The second area we can look to is our business relationships. For instance, if there is a person you work closely with and there has been some friction over a decision. There are really only two ways to react to the problem. Place the blame or the credit on the business partner or take it yourself. The truth is you may be right and you can stick to your guns until the cows come home. This could make you feel better but will hurt your business in the long run. Or you could take the blame and see if there was some way an agreement could be reached. What happens when you take the blame is that the other person softens their position and concessions can be made. You have empowered your business partner by saying you were wrong and the middle ground can be found. This of course will not work on things that are essentials. What you might find is that you can keep the essential part and add something great by listening to another perspective on the situation. Again taking the blame or credit gets something done.

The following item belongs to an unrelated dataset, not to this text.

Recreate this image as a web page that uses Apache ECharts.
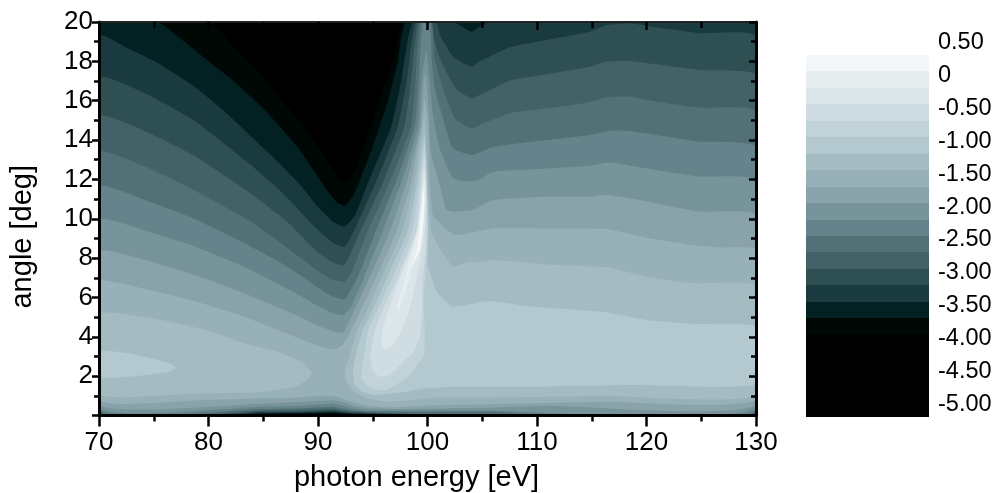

The third area is in your personal or business bank account. Sometimes, I wish the money would just show up or the money would come easy. The truth is, it usually takes a lot of hard work to make a lot of money. This time let’s take the credit for your home finances. One year ago you were dissatisfied with your financial position. You made some changes and now you have more than enough money to live comfortably. This can not happen until you take the blame. Then after things turn around you should also be allowed to take the credit. Many people think that saying it was luck or just great timing is displaying humility. The truth is they made the accomplishment and should be taking the credit. One should always remember that nothing was ever accomplished alone and that all the credit is not solely yours. Nobody accomplishes anything without Gods help. Also nobody changes or improves anything without making a conscience effort to make the change. Remember your finances are a product of your work. If you change your standing it is because you made the change.

We have now looked at three aspects of our lives and taken the credit or the blame for how they are functioning. We learned that even if the credit or the blame is not all ours, if we take it things can change. If we do not then we are left with exactly what we had before. If you want your marriage relationship, your business relationship, or your financial status to change take credit or blame for its current status. Then do something about it, if you won’t who will.